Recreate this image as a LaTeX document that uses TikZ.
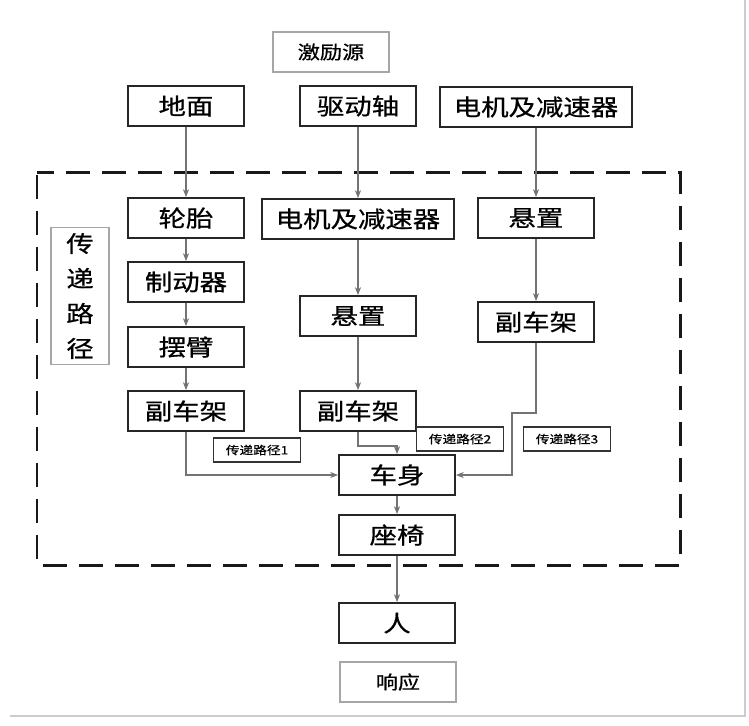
\documentclass[tikz,border=0pt]{standalone}
\usepackage{fontspec}
\newfontfamily\cjk[FakeStretch=1.2,FakeBold=0.7]{Noto Sans CJK SC}
\usepackage{tikz}
\usetikzlibrary{arrows.meta,positioning,calc}

\tikzset{
  box/.style={draw=black!85, line width=1.1pt, minimum width=2.32cm, minimum height=0.8cm, inner xsep=0.28cm, font=\cjk\fontsize{13}{15}\selectfont},
  endbox/.style={draw=black!35, line width=0.7pt, minimum width=2.32cm, minimum height=0.8cm, font=\cjk\fontsize{10.5}{12}\selectfont},
  tag/.style={draw=black!80, line width=0.9pt, minimum width=1.74cm, minimum height=0.48cm, inner sep=1pt, font=\cjk\fontsize{6.5}{8}\selectfont},
  link/.style={draw=black!55, line width=0.6pt, -{Stealth[length=4.5pt,width=3.5pt]}},
}

\begin{document}
\begin{tikzpicture}[x=0.02cm, y=-0.02cm]
        \useasboundingbox (0,0) rectangle (749,725);
        % Frame of the scan
        \draw[black!20, line width=0.6pt] (745,0) -- (745,716) -- (10,716);

        % Excitation sources
        \node[endbox] (src) at (331,52) {激励源};
        \node[box] (ground) at (186,106) {地面};
        \node[box] (shaft) at (358,106) {驱动轴};
        \node[box] (motorA) at (536,107) {电机及减速器};

        % Transfer paths
        \draw[black!90, line width=1.7pt, dash pattern=on 0.48cm off 0.24cm, dash phase=-0.06cm] (37,172) rectangle (680,565);
        \node[draw=black!35, line width=0.7pt, minimum width=1.16cm, minimum height=2.72cm, align=center,
              font=\cjk\fontsize{13}{19.9}\selectfont] (pathlab) at (80,296) {传\\递\\路\\径};

        \node[box] (tire) at (186,218) {轮胎};
        \node[box] (brake) at (186,282) {制动器};
        \node[box] (arm) at (186,347) {摆臂};
        \node[box] (subA) at (186,411) {副车架};

        \node[box] (motorB) at (358,219) {电机及减速器};
        \node[box] (mountB) at (358,316) {悬置};
        \node[box] (subB) at (358,411) {副车架};

        \node[box] (mountA) at (536,218) {悬置};
        \node[box] (subC) at (536,322) {副车架};

        \node[tag] (tag1) at (257,450) {传递路径1};
        \node[tag] (tag2) at (460,439) {传递路径2};
        \node[tag] (tag3) at (567,439) {传递路径3};

        \node[box] (body) at (397,475) {车身};
        \node[box] (seat) at (397,535) {座椅};

        % Response
        \node[box] (human) at (397,623) {人};
        \node[endbox] (resp) at (398,682) {响应};

        % Connectors
        \draw[link] (ground) -- (tire);
        \draw[link] (shaft) -- (motorB);
        \draw[link] (motorA) -- (mountA);
        \draw[link] (tire) -- (brake);
        \draw[link] (brake) -- (arm);
        \draw[link] (arm) -- (subA);
        \draw[link] (motorB) -- (mountB);
        \draw[link] (mountB) -- (subB);
        \draw[link] (mountA) -- (subC);
        \draw[link] (subA.south) |- (body.west);
        \draw[link] (subB.south) -- ++(0,14) -| (body.north);
        \coordinate (bendC) at (512,413);
        \draw[link] (subC.south) |- (bendC) |- (body.east);
        \draw[link] (body) -- (seat);
        \draw[link] (seat) -- (human);
      \end{tikzpicture}
\end{document}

::::::::::

§ Description of the task:
Return to the listing above and set it down exactly, leaving out its pictures.

§ Exercise response:
Recreate this image as a LaTeX document that uses TikZ.
\documentclass[tikz,border=0pt]{standalone}
\usepackage{fontspec}
\newfontfamily\cjk[FakeStretch=1.2,FakeBold=0.7]{Noto Sans CJK SC}
\usepackage{tikz}
\usetikzlibrary{arrows.meta,positioning,calc}

\tikzset{
  box/.style={draw=black!85, line width=1.1pt, minimum width=2.32cm, minimum height=0.8cm, inner xsep=0.28cm, font=\cjk\fontsize{13}{15}\selectfont},
  endbox/.style={draw=black!35, line width=0.7pt, minimum width=2.32cm, minimum height=0.8cm, font=\cjk\fontsize{10.5}{12}\selectfont},
  tag/.style={draw=black!80, line width=0.9pt, minimum width=1.74cm, minimum height=0.48cm, inner sep=1pt, font=\cjk\fontsize{6.5}{8}\selectfont},
  link/.style={draw=black!55, line width=0.6pt, -{Stealth[length=4.5pt,width=3.5pt]}},
}

\begin{document}
\begin{tikzpicture}[x=0.02cm, y=-0.02cm]
        \useasboundingbox (0,0) rectangle (749,725);
        % Frame of the scan
        \draw[black!20, line width=0.6pt] (745,0) -- (745,716) -- (10,716);

        % Excitation sources
        \node[endbox] (src) at (331,52) {激励源};
        \node[box] (ground) at (186,106) {地面};
        \node[box] (shaft) at (358,106) {驱动轴};
        \node[box] (motorA) at (536,107) {电机及减速器};

        % Transfer paths
        \draw[black!90, line width=1.7pt, dash pattern=on 0.48cm off 0.24cm, dash phase=-0.06cm] (37,172) rectangle (680,565);
        \node[draw=black!35, line width=0.7pt, minimum width=1.16cm, minimum height=2.72cm, align=center,
              font=\cjk\fontsize{13}{19.9}\selectfont] (pathlab) at (80,296) {传\\递\\路\\径};

        \node[box] (tire) at (186,218) {轮胎};
        \node[box] (brake) at (186,282) {制动器};
        \node[box] (arm) at (186,347) {摆臂};
        \node[box] (subA) at (186,411) {副车架};

        \node[box] (motorB) at (358,219) {电机及减速器};
        \node[box] (mountB) at (358,316) {悬置};
        \node[box] (subB) at (358,411) {副车架};

        \node[box] (mountA) at (536,218) {悬置};
        \node[box] (subC) at (536,322) {副车架};

        \node[tag] (tag1) at (257,450) {传递路径1};
        \node[tag] (tag2) at (460,439) {传递路径2};
        \node[tag] (tag3) at (567,439) {传递路径3};

        \node[box] (body) at (397,475) {车身};
        \node[box] (seat) at (397,535) {座椅};

        % Response
        \node[box] (human) at (397,623) {人};
        \node[endbox] (resp) at (398,682) {响应};

        % Connectors
        \draw[link] (ground) -- (tire);
        \draw[link] (shaft) -- (motorB);
        \draw[link] (motorA) -- (mountA);
        \draw[link] (tire) -- (brake);
        \draw[link] (brake) -- (arm);
        \draw[link] (arm) -- (subA);
        \draw[link] (motorB) -- (mountB);
        \draw[link] (mountB) -- (subB);
        \draw[link] (mountA) -- (subC);
        \draw[link] (subA.south) |- (body.west);
        \draw[link] (subB.south) -- ++(0,14) -| (body.north);
        \coordinate (bendC) at (512,413);
        \draw[link] (subC.south) |- (bendC) |- (body.east);
        \draw[link] (body) -- (seat);
        \draw[link] (seat) -- (human);
      \end{tikzpicture}
\end{document}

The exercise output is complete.